- Arms of Gilbert Peche: Argent, a fess between two chevrons gules.
- Born: Suffolk, England
- Died: 26 June 1322 Gloucestershire, England
- Noble family: Pecche Family
- Father: Gilbert Peche
- Mother: Joan de Grey

= Gilbert Peche =

English noble

Gilbert Peche, 1st Baron Pecche and Lord of Brunne, was a 13th—14th century English noble.

==Life==
Gilbert was a son of Gilbert Peche and Joan de Grey.
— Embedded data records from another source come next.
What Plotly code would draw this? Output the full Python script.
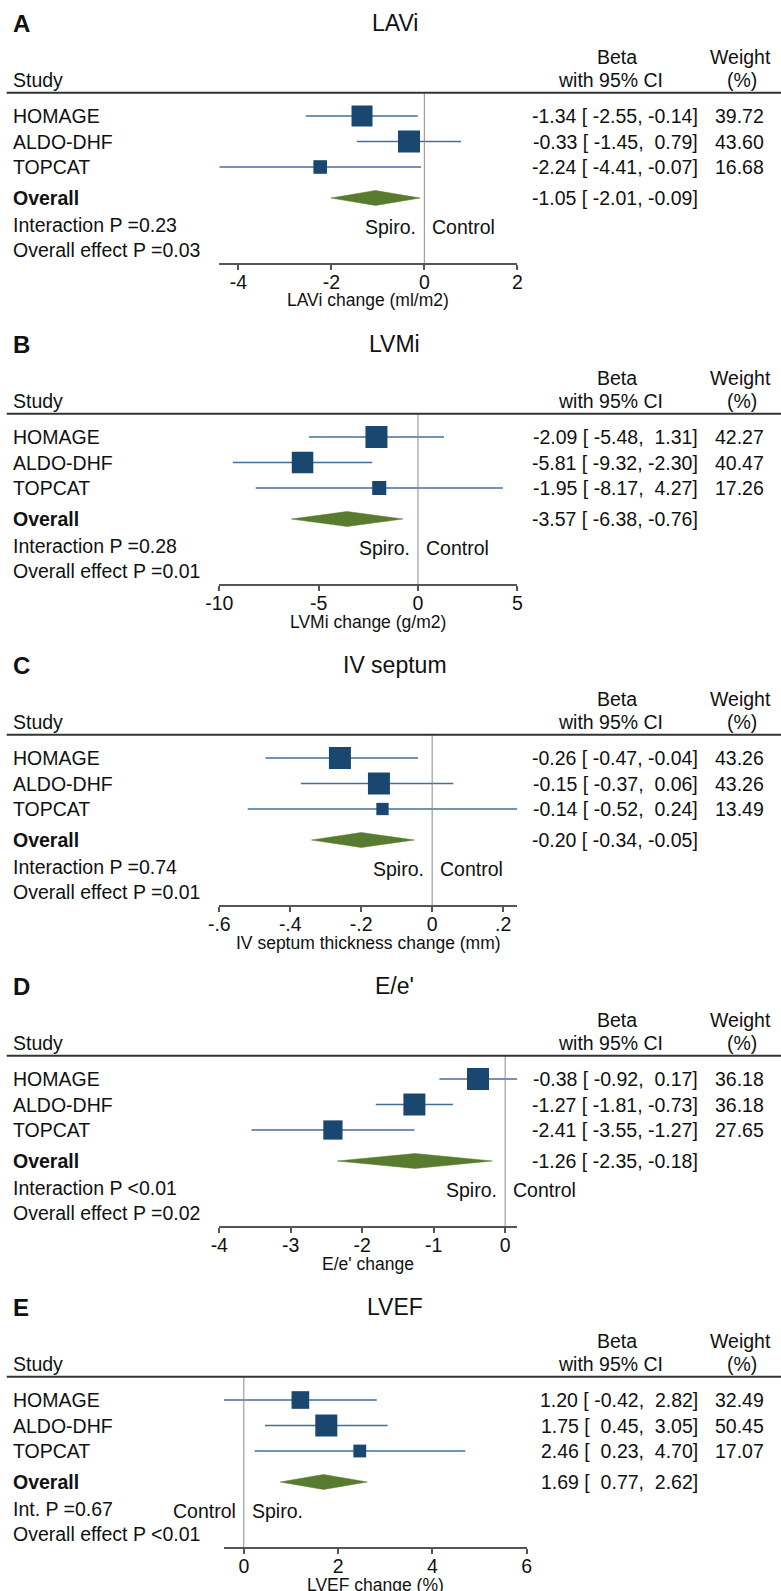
import plotly.graph_objects as go

W, H = 781, 1591

# ---------------- data ----------------
studies = ["HOMAGE", "ALDO-DHF", "TOPCAT"]
panel_letters = ["A", "B", "C", "D", "E"]
panel_titles = ["LAVi", "LVMi", "IV septum", "E/e'", "LVEF"]
axis_titles = ["LAVi change (ml/m2)", "LVMi change (g/m2)",
               "IV septum thickness change (mm)", "E/e' change", "LVEF change (%)"]

beta_A = [-1.34, -0.33, -2.24]; lo_A = [-2.55, -1.45, -4.41]; hi_A = [-0.14, 0.79, -0.07]
wt_A = [39.72, 43.60, 16.68]; overall_A = [-1.05, -2.01, -0.09]

beta_B = [-2.09, -5.81, -1.95]; lo_B = [-5.48, -9.32, -8.17]; hi_B = [1.31, -2.30, 4.27]
wt_B = [42.27, 40.47, 17.26]; overall_B = [-3.57, -6.38, -0.76]

beta_C = [-0.26, -0.15, -0.14]; lo_C = [-0.47, -0.37, -0.52]; hi_C = [-0.04, 0.06, 0.24]
wt_C = [43.26, 43.26, 13.49]; overall_C = [-0.20, -0.34, -0.05]

beta_D = [-0.38, -1.27, -2.41]; lo_D = [-0.92, -1.81, -3.55]; hi_D = [0.17, -0.73, -1.27]
wt_D = [36.18, 36.18, 27.65]; overall_D = [-1.26, -2.35, -0.18]

beta_E = [1.20, 1.75, 2.46]; lo_E = [-0.42, 0.45, 0.23]; hi_E = [2.82, 3.05, 4.70]
wt_E = [32.49, 50.45, 17.07]; overall_E = [1.69, 0.77, 2.62]

interaction_text = ["Interaction P =0.23", "Interaction P =0.28", "Interaction P =0.74",
                    "Interaction P <0.01", "Int. P =0.67"]
overall_p_text = ["Overall effect P =0.03", "Overall effect P =0.01", "Overall effect P =0.01",
                  "Overall effect P =0.02", "Overall effect P <0.01"]
left_side_label = ["Spiro.", "Spiro.", "Spiro.", "Spiro.", "Control"]
right_side_label = ["Control", "Control", "Control", "Control", "Spiro."]

tickvals_A = [-4, -2, 0, 2]; ticktext_A = ["-4", "-2", "0", "2"]
tickvals_B = [-10, -5, 0, 5]; ticktext_B = ["-10", "-5", "0", "5"]
tickvals_C = [-0.6, -0.4, -0.2, 0, 0.2]; ticktext_C = ["-.6", "-.4", "-.2", "0", ".2"]
tickvals_D = [-4, -3, -2, -1, 0]; ticktext_D = ["-4", "-3", "-2", "-1", "0"]
tickvals_E = [0, 2, 4, 6]; ticktext_E = ["0", "2", "4", "6"]

panels = [
    (beta_A, lo_A, hi_A, wt_A, overall_A, tickvals_A, ticktext_A),
    (beta_B, lo_B, hi_B, wt_B, overall_B, tickvals_B, ticktext_B),
    (beta_C, lo_C, hi_C, wt_C, overall_C, tickvals_C, ticktext_C),
    (beta_D, lo_D, hi_D, wt_D, overall_D, tickvals_D, ticktext_D),
    (beta_E, lo_E, hi_E, wt_E, overall_E, tickvals_E, ticktext_E),
]

# ---------------- style / layout constants ----------------
FONT = "Liberation Sans, Arial, sans-serif"
TXT = "#111111"
SQ_COLOR = "#1a476f"
CI_COLOR = "#436f9e"
DIAMOND_COLOR = "#587b2f"
PANEL_STEP = 321
ROW0_PX, ROW_STEP = 116.0, 25.5
HEADER_PX, AXIS_PX = 92.7, 263.0
axis_px = [(219.3, 517.3)] * 4 + [(224.0, 526.7)]
MAX_BOX = 22.0
DIAMOND_HALF_PX = 7.5
LEFT_X = 11.7
BETA_RIGHT, WEIGHT_RIGHT = 699, 765
LBL = 19.5


def row_of(px):
    return 1 + (px - ROW0_PX) / ROW_STEP


def py(px):
    return 1 - px / H


def fmt_ci(b, l, u):
    s = f"{b:.2f} [{l:6.2f},{u:6.2f}]"
    return s.replace(" ", "\u00a0")


fig = go.Figure()
annotations = []
shapes = []
layout_axes = {}

overall_row = row_of(198.0)
inter_row = row_of(224.5)
effect_row = row_of(250.0)
side_row = row_of(226.5)
dh = DIAMOND_HALF_PX / ROW_STEP


def ann(text, x, y, xanchor="left", size=LBL, bold=False, xr="paper", yr="paper", xshift=0):
    annotations.append(dict(
        text=f"<b>{text}</b>" if bold else text, x=x, y=y, xref=xr, yref=yr,
        xanchor=xanchor, yanchor="middle", showarrow=False, xshift=xshift,
        align=xanchor if xanchor != "center" else "center", borderpad=0,
        font=dict(family=FONT, size=size, color=TXT)))


for i, (beta, lo, hi, wt, ov, tv, tt) in enumerate(panels):
    o = PANEL_STEP * i
    sfx = "" if i == 0 else str(i + 1)
    xref, yref = "x" + sfx, "y" + sfx
    rows = [1, 2, 3]
    wmax = max(wt)
    sizes = [MAX_BOX * (w / wmax) ** 0.5 for w in wt]

    fig.add_trace(go.Scatter(
        x=beta, y=rows, mode="markers", xaxis=xref, yaxis=yref, opacity=1,
        marker=dict(symbol="square", size=sizes, color=SQ_COLOR, opacity=1,
                    line=dict(width=0)),
        error_x=dict(type="data", symmetric=False,
                     array=[h - b for h, b in zip(hi, beta)],
                     arrayminus=[b - l for b, l in zip(beta, lo)],
                     color=CI_COLOR, thickness=1.6, width=0),
        cliponaxis=False, showlegend=False, hoverinfo="skip"))

    ob, ol, ou = ov
    fig.add_trace(go.Scatter(
        x=[ol, ob, ou, ob, ol], y=[overall_row, overall_row - dh, overall_row,
                                   overall_row + dh, overall_row],
        mode="lines", fill="toself", fillcolor=DIAMOND_COLOR,
        line=dict(color=DIAMOND_COLOR, width=0.5), xaxis=xref, yaxis=yref,
        showlegend=False, hoverinfo="skip"))

    xmin = min(tv[0], min(lo))
    xmax = max(tv[-1], max(hi))
    x0p, x1p = axis_px[i]
    layout_axes["xaxis" + sfx] = dict(
        domain=[x0p / W, x1p / W], range=[xmin, xmax], anchor=yref,
        showline=True, linecolor="#555555", linewidth=1.5,
        ticks="outside", ticklen=5, tickwidth=1.5, tickcolor="#555555",
        ticklabelstandoff=-4,
        tickvals=tv, ticktext=tt, tickfont=dict(family=FONT, size=19.5, color=TXT),
        showgrid=False, zeroline=False, fixedrange=True)
    layout_axes["yaxis" + sfx] = dict(
        domain=[py(o + AXIS_PX), py(o + HEADER_PX)],
        range=[row_of(AXIS_PX), row_of(HEADER_PX)], anchor=xref,
        visible=False, fixedrange=True)

    shapes.append(dict(type="line", xref=xref, yref=yref + " domain",
                       x0=0, x1=0, y0=0, y1=1, line=dict(color="#8a8a8a", width=1)))
    shapes.append(dict(type="line", xref="paper", yref="paper", x0=6.7 / W, x1=1,
                       y0=py(o + HEADER_PX), y1=py(o + HEADER_PX),
                       line=dict(color="#333333", width=2)))

    ann(panel_letters[i], 12 / W, py(o + 23.3), size=24, bold=True)
    ann(panel_titles[i], 395 / W, py(o + 23.3), xanchor="center", size=23)
    ann("Beta", 616.7 / W, py(o + 56.7), xanchor="center")
    ann("with 95% CI", 610 / W, py(o + 80), xanchor="center")
    ann("Weight", 740 / W, py(o + 56.7), xanchor="center")
    ann("(%)", 741.7 / W, py(o + 80), xanchor="center")
    ann("Study", LEFT_X / W, py(o + 80))

    for r, name, b, l, u, w in zip(rows, studies, beta, lo, hi, wt):
        ann(name, LEFT_X / W, r, yr=yref)
        ann(fmt_ci(b, l, u), BETA_RIGHT / W, r, xanchor="right", yr=yref)
        ann(f"{w:.2f}", WEIGHT_RIGHT / W, r, xanchor="right", yr=yref)
    ann("Overall", LEFT_X / W, overall_row, bold=True, yr=yref)
    ann(fmt_ci(ob, ol, ou), BETA_RIGHT / W, overall_row, xanchor="right", yr=yref)
    ann(interaction_text[i], LEFT_X / W, inter_row, yr=yref)
    ann(overall_p_text[i], LEFT_X / W, effect_row, yr=yref)
    ann(left_side_label[i], 0, side_row, xanchor="right", xr=xref, yr=yref, xshift=-7)
    ann(right_side_label[i], 0, side_row, xanchor="left", xr=xref, yr=yref, xshift=7)
    ann(axis_titles[i], (x0p + x1p) / 2 / W, py(o + 300.5), xanchor="center", size=17.5)

fig.update_layout(
    width=W, height=H, margin=dict(l=0, r=0, t=0, b=0, autoexpand=False),
    paper_bgcolor="white", plot_bgcolor="white",
    annotations=annotations, shapes=shapes, showlegend=False,
    font=dict(family=FONT, color=TXT), **layout_axes)

fig.write_html("out.html", config={"displayModeBar": False},
               post_script="document.body.style.margin='0';"
                           "document.body.style.overflow='hidden';")
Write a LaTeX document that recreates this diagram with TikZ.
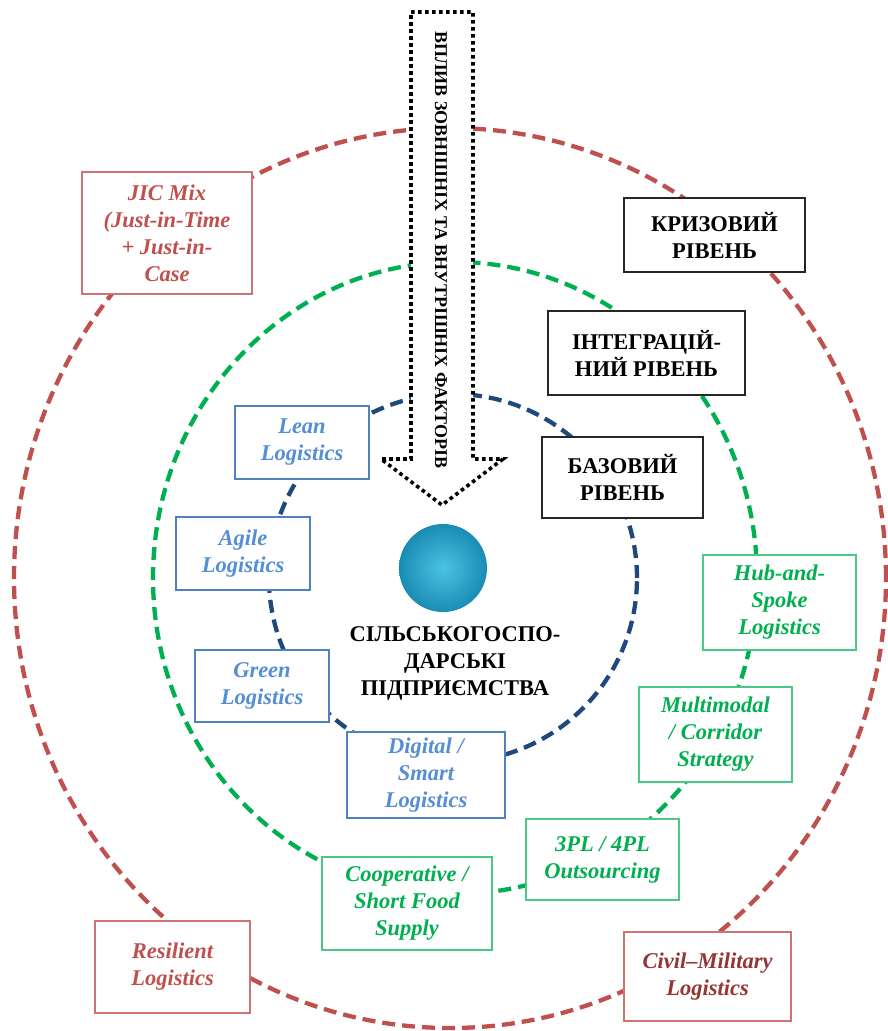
\documentclass[tikz,border=0pt]{standalone}
\usepackage{fontspec}
\setmainfont{Liberation Serif}
\definecolor{ringred}{HTML}{C0504D}
\definecolor{ringgreen}{HTML}{00B050}
\definecolor{ringblue}{HTML}{1F497D}
\definecolor{txtblue}{HTML}{558ED5}
\definecolor{boxblue}{HTML}{4F81BD}
\definecolor{txtdarkred}{HTML}{943634}
\definecolor{ballin}{RGB}{75,195,225}
\definecolor{ballout}{RGB}{25,140,180}
\tikzset{
    ring/.style={line width=4.3pt, dash pattern=on 13pt off 7pt},
    anybox/.style={fill=white, line width=1.2pt, align=center, inner sep=2pt,
        font=\fontsize{22.5}{27}\selectfont\bfseries\itshape},
    levelbox/.style={anybox, draw=black!85, font=\fontsize{22.5}{27}\selectfont\bfseries},
    redbox/.style={anybox, draw=ringred!80, text=ringred},
    greenbox/.style={anybox, draw=ringgreen!70, text=ringgreen},
    bluebox/.style={anybox, draw=boxblue, text=txtblue},
    sz/.style 2 args={minimum width=#1pt, minimum height=#2pt},
    dotline/.style={line width=3.6pt, dash pattern=on 3.6pt off 3.4pt}
}
\begin{document}
\begin{tikzpicture}[x=1pt,y=-1pt]
    \useasboundingbox (0,0) rectangle (887,1031);
    % levels
    \draw[ring, ringred] (450,578) ellipse [x radius=436pt, y radius=450pt];
    \draw[ring, ringgreen] (455,578) ellipse [x radius=302pt, y radius=316pt];
    \draw[ring, ringblue] (453,578) circle [radius=184pt];
    % arrow of factors
    \draw[dotline, fill=white] (411,12) -- (473,12) -- (473,459) -- (503,459)
        -- (442,505) -- (381,459) -- (411,459) -- cycle;
    \node[rotate=-90, font=\fontsize{18}{20}\selectfont\bfseries] (factors) at (441,250)
        {ВПЛИВ ЗОВНІШНІХ ТА ВНУТРІШНІХ ФАКТОРІВ};
    % enterprise
    \shade[inner color=ballin, outer color=ballout] (443,568) circle [radius=44pt];
    \node[font=\fontsize{22.5}{27}\selectfont\bfseries, align=center] (farm) at (455,663)
        {СІЛЬСЬКОГОСПО-\\ДАРСЬКІ\\ПІДПРИЄМСТВА};
    % level labels
    \node[levelbox, sz={181}{74}] (crisis) at (714.5,235) {КРИЗОВИЙ\\РІВЕНЬ};
    \node[levelbox, sz={197}{84}] (integr) at (646.5,353) {ІНТЕГРАЦІЙ-\\НИЙ РІВЕНЬ};
    \node[levelbox, sz={161}{81}] (basic) at (622.5,477.5) {БАЗОВИЙ\\РІВЕНЬ};
    % basic level
    \node[bluebox, sz={134}{73}] (lean) at (302,442.5) {Lean\\Logistics};
    \node[bluebox, sz={134}{73}] (agile) at (243,553.5) {Agile\\Logistics};
    \node[bluebox, sz={134}{72}] (green) at (262,686) {Green\\Logistics};
    \node[bluebox, sz={158}{86}] (digital) at (426,775) {Digital /\\Smart\\Logistics};
    % integration level
    \node[greenbox, sz={153}{95}] (hub) at (779.5,602.5) {Hub-and-\\Spoke\\Logistics};
    \node[greenbox, sz={153}{95}] (multi) at (715.5,734.5) {Multimodal\\/ Corridor\\Strategy};
    \node[greenbox, sz={153}{81}] (outs) at (602.5,859.5) {3PL / 4PL\\Outsourcing};
    \node[greenbox, sz={170}{93}] (coop) at (407,903.5) {Cooperative /\\Short Food\\Supply};
    % crisis level
    \node[redbox, sz={170}{122}] (jic) at (167,233) {JIC Mix\\(Just-in-Time\\+ Just-in-\\Case};
    \node[redbox, sz={155}{92}] (resil) at (172.5,967) {Resilient\\Logistics};
    \node[redbox, sz={167}{89}, text=txtdarkred] (civil) at (707.5,976.5) {Civil–Military\\Logistics};
\end{tikzpicture}
\end{document}
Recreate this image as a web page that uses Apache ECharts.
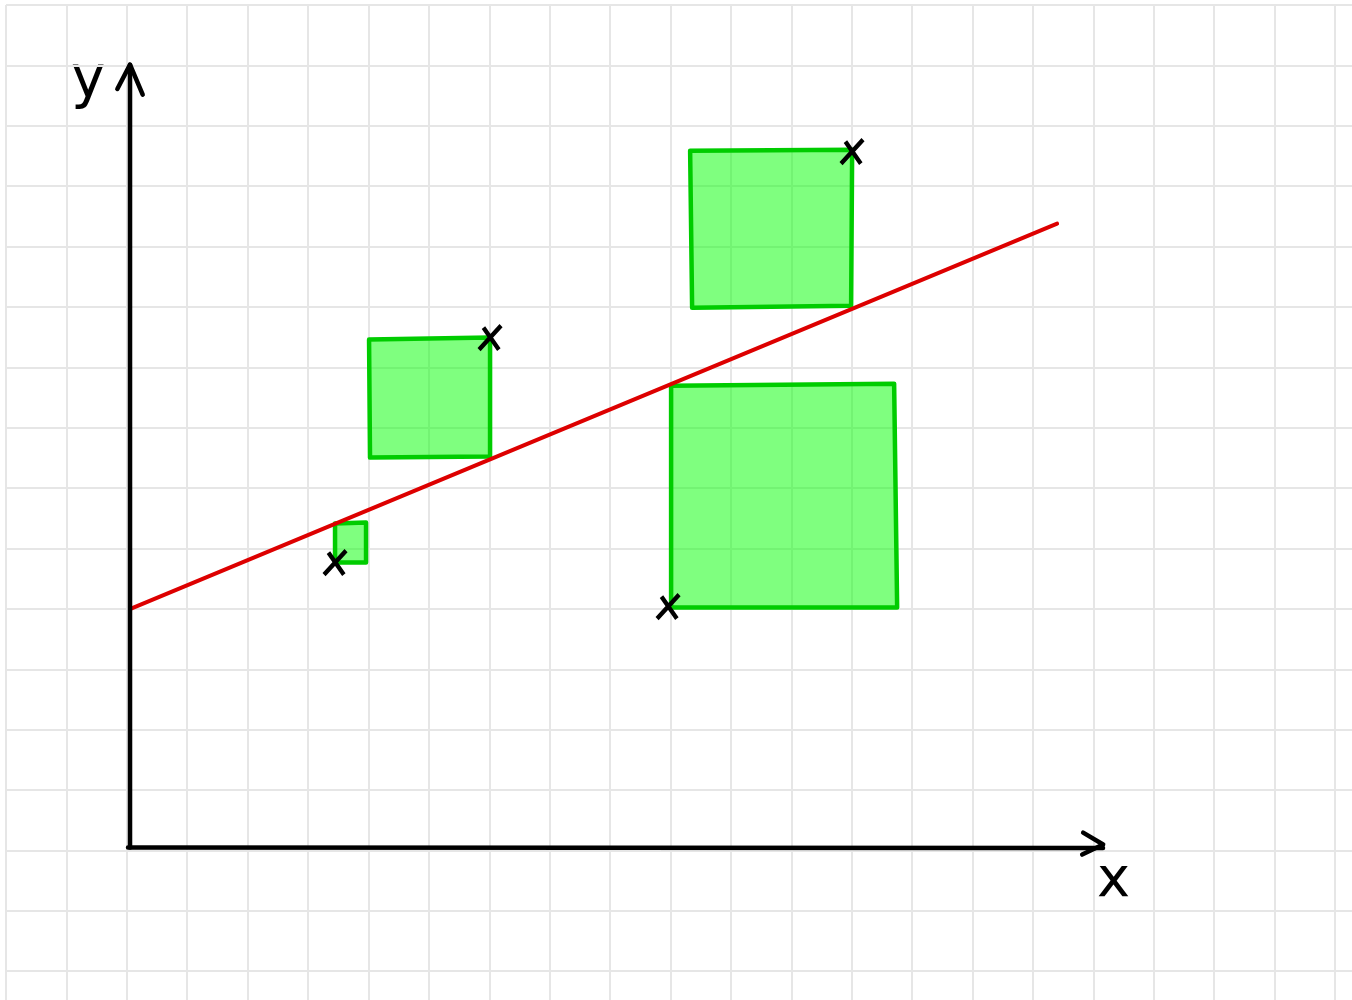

He served in the Gascon campaign of King Edward I of England and was summoned to parliament as a Baron from 29 December 1299 to 3 November 1306 and again on 14 March 1322. He signed the Barons' Letter of 1301 to and Pope Boniface VIII served as the Seneschal of Gascony from 1316 until 1317. He died in 1322.

==Marriage and issue==
Peche married Iseult, by whom he had the following known issue:
- Simon Peche (1305–1350) Married with Agnes Holme. Had two children
- Gilbert Peche, 2nd Baron Pecche (1306–1349) Married with Joan Watevile. Had two children

His granddaughter, Katherine Pecche, daughter of his son Gilbert Pecche and Joan Watevile, is a direct ancestor of Oliver Cromwell.

==Ancestry==
He was the son of Gilbert Pecche and Joan Gray. His mother's ancestry is still unknown, she only knows that she is the daughter of "Simon Greye".
His paternal grandfather's mother, Alice FitzWalter, is the daughter of the Lord Walter Fitz Robert, who through him is the descendant of Richard I of Normandy.

Among its ancestral notables are also, Rollo of Normandy, Uhtred the Bold, Baldwin I of Flanders, and the great monarchs, Alfred The Great and Charlemagne.